My joy is gone, grief is upon me, my heart is sick.
Hark, the cry of my poor people from far and wide in the land: "Is the LORD not in Zion? Is her King not in her?" ("Why have they provoked me to anger with their images, with their foreign idols?")
"The harvest is past, the summer is ended, and we are not saved."
For the hurt of my poor people I am hurt, I mourn, and dismay has taken hold of me.
Is there no balm in Gilead? Is there no physician there? Why then has the health of my poor people not been restored?

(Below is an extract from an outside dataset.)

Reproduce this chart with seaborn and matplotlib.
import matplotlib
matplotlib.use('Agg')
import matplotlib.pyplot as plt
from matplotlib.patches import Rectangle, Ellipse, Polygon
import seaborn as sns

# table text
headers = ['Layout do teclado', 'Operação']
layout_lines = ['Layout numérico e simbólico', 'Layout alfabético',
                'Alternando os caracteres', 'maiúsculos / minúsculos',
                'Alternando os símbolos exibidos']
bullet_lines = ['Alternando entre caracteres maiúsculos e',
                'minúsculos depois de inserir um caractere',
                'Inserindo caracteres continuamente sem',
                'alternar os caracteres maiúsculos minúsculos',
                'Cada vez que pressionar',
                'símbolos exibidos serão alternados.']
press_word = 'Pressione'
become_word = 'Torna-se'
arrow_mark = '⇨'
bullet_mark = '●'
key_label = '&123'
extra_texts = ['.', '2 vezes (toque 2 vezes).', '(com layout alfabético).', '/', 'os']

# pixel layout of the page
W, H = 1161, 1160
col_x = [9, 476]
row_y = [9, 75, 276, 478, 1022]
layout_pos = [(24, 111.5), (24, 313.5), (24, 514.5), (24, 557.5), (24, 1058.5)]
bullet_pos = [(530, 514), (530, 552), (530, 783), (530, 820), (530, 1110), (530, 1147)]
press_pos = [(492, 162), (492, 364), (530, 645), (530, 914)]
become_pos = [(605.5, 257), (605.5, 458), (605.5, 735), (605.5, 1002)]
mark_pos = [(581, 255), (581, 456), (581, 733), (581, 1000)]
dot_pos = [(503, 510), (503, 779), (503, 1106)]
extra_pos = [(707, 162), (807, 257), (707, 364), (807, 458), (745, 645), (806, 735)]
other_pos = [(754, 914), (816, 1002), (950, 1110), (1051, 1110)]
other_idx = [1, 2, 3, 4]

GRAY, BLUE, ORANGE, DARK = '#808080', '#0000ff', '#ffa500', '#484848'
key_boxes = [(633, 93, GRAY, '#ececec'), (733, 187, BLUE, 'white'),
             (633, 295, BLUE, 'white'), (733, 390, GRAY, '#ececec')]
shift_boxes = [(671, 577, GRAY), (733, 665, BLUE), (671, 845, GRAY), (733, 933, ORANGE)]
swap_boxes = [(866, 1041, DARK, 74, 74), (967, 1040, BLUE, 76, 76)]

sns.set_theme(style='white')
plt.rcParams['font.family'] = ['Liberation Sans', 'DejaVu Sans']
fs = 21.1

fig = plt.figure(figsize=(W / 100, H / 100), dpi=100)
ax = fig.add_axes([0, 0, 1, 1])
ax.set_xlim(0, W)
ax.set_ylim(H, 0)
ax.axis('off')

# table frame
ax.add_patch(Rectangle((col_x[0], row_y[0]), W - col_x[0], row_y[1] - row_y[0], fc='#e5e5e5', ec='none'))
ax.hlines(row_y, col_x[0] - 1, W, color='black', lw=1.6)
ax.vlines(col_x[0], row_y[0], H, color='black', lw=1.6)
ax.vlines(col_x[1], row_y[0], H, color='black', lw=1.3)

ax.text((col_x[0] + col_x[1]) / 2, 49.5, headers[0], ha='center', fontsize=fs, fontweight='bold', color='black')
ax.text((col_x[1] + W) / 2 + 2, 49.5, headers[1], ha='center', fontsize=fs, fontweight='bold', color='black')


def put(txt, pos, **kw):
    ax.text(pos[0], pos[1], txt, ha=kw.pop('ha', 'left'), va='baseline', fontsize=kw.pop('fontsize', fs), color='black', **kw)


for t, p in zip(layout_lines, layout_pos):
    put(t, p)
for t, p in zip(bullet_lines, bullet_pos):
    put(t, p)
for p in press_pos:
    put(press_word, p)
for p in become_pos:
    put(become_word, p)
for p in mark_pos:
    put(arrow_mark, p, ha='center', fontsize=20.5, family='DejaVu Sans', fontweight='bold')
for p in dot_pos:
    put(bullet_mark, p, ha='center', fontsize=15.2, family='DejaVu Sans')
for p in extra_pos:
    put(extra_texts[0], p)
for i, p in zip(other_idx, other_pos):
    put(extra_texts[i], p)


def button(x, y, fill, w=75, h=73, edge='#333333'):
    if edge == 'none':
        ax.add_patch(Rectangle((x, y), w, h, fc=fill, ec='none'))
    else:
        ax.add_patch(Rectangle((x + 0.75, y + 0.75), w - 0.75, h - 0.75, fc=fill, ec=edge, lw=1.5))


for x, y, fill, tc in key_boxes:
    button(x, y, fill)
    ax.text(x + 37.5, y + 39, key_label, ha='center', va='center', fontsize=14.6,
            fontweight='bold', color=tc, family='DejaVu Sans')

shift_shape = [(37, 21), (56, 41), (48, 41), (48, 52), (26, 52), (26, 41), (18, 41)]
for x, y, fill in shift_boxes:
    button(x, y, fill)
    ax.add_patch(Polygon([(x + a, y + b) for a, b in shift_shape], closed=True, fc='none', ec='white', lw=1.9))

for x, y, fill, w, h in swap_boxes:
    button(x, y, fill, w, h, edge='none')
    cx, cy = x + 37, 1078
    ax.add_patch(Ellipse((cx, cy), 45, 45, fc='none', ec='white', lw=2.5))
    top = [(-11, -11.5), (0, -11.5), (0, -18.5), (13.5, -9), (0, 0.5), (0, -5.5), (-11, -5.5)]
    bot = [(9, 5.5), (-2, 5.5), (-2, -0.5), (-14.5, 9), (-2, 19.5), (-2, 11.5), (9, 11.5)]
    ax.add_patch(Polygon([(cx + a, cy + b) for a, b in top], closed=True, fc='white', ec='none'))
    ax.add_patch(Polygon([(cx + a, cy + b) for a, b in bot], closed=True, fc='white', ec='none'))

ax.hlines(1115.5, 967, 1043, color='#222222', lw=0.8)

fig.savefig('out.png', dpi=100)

O that my head were a spring of
water, and my eyes a fountain of tears, so that I might weep day and night for
the slain of my poor people!
The love of God is so powerful that no one can just sit on it. It is bound to express itself. We have to think not just of praying together but how we can reach out and support each other in helping those in prison, the homeless, the oppressed, everyone in need. Above all, direct attention to the most unbearable problem in the world today, which is the destitution of the poor. Jesus said: “The poor you will always have with you.” But destitution is something else. That is our responsibility. It is not God’s will…The Spirit may be asking the Christian denominations to join forces with each other and with the other world religions in addressing human needs and social issues. The God in us is calling us to serve the God in others.
~Thomas Keating, The Better Part, pp 127-28.